## START Data provided

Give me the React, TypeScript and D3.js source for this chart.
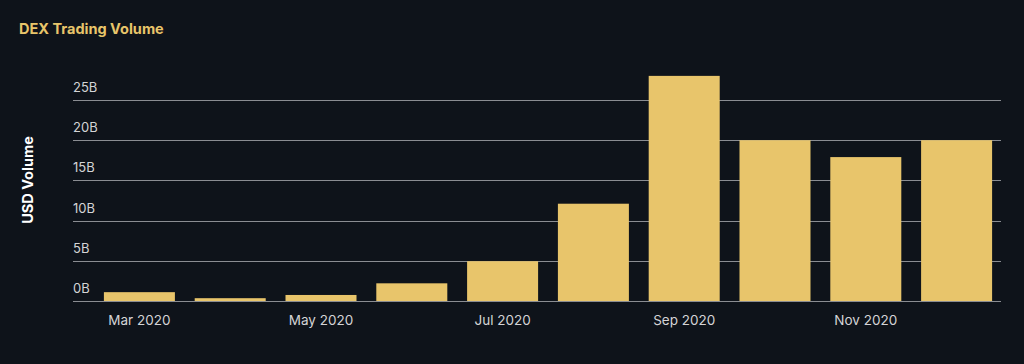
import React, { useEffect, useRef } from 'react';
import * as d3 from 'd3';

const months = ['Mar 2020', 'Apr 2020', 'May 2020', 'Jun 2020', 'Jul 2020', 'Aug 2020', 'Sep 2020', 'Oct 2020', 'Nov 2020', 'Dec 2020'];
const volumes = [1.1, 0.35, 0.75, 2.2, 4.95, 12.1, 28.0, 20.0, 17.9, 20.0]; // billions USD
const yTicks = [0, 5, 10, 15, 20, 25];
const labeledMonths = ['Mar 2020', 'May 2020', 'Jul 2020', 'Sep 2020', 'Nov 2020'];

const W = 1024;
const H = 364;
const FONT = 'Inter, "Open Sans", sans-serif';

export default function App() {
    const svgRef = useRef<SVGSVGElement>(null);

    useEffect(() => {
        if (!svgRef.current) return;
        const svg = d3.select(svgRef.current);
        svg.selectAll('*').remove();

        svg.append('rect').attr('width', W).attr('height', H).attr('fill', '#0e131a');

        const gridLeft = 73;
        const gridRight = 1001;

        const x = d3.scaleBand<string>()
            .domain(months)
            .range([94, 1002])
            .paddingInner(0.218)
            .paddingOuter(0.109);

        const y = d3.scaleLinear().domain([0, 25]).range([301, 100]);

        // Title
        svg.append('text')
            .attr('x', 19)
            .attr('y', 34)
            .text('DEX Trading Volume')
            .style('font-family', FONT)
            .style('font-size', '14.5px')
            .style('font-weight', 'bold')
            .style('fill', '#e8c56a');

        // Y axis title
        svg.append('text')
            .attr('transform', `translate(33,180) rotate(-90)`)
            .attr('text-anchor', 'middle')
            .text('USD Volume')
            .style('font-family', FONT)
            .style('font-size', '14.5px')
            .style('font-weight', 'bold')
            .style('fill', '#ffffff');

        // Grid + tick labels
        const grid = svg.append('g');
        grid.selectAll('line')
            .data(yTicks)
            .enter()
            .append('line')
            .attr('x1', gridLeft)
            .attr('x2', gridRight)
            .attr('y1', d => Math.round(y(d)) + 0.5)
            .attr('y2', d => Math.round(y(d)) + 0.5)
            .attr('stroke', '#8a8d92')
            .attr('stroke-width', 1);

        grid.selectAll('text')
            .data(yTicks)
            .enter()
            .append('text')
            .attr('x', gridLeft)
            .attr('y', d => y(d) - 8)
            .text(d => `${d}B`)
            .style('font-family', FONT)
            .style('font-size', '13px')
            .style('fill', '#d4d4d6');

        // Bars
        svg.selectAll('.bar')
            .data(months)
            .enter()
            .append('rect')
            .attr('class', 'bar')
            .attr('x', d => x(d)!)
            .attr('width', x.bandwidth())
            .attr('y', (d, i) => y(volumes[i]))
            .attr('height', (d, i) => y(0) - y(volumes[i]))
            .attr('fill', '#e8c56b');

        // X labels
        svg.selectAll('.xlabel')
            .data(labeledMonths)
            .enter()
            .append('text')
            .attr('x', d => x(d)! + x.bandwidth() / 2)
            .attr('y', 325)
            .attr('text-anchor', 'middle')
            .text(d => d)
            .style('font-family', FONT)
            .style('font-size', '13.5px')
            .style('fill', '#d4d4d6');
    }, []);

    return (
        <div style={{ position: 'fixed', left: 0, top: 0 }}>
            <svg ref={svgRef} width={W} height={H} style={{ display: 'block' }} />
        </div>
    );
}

## END Data provided

### [Problem]
Restate each line from the start of the listing through the line bearing "W).attr('height', H).attr('fill', '#0e131a');" word for word. Drop the pictures.

### [Answer]
Give me the React, TypeScript and D3.js source for this chart.
import React, { useEffect, useRef } from 'react';
import * as d3 from 'd3';

const months = ['Mar 2020', 'Apr 2020', 'May 2020', 'Jun 2020', 'Jul 2020', 'Aug 2020', 'Sep 2020', 'Oct 2020', 'Nov 2020', 'Dec 2020'];
const volumes = [1.1, 0.35, 0.75, 2.2, 4.95, 12.1, 28.0, 20.0, 17.9, 20.0]; // billions USD
const yTicks = [0, 5, 10, 15, 20, 25];
const labeledMonths = ['Mar 2020', 'May 2020', 'Jul 2020', 'Sep 2020', 'Nov 2020'];

const W = 1024;
const H = 364;
const FONT = 'Inter, "Open Sans", sans-serif';

export default function App() {
    const svgRef = useRef<SVGSVGElement>(null);

    useEffect(() => {
        if (!svgRef.current) return;
        const svg = d3.select(svgRef.current);
        svg.selectAll('*').remove();

        svg.append('rect').attr('width', W).attr('height', H).attr('fill', '#0e131a');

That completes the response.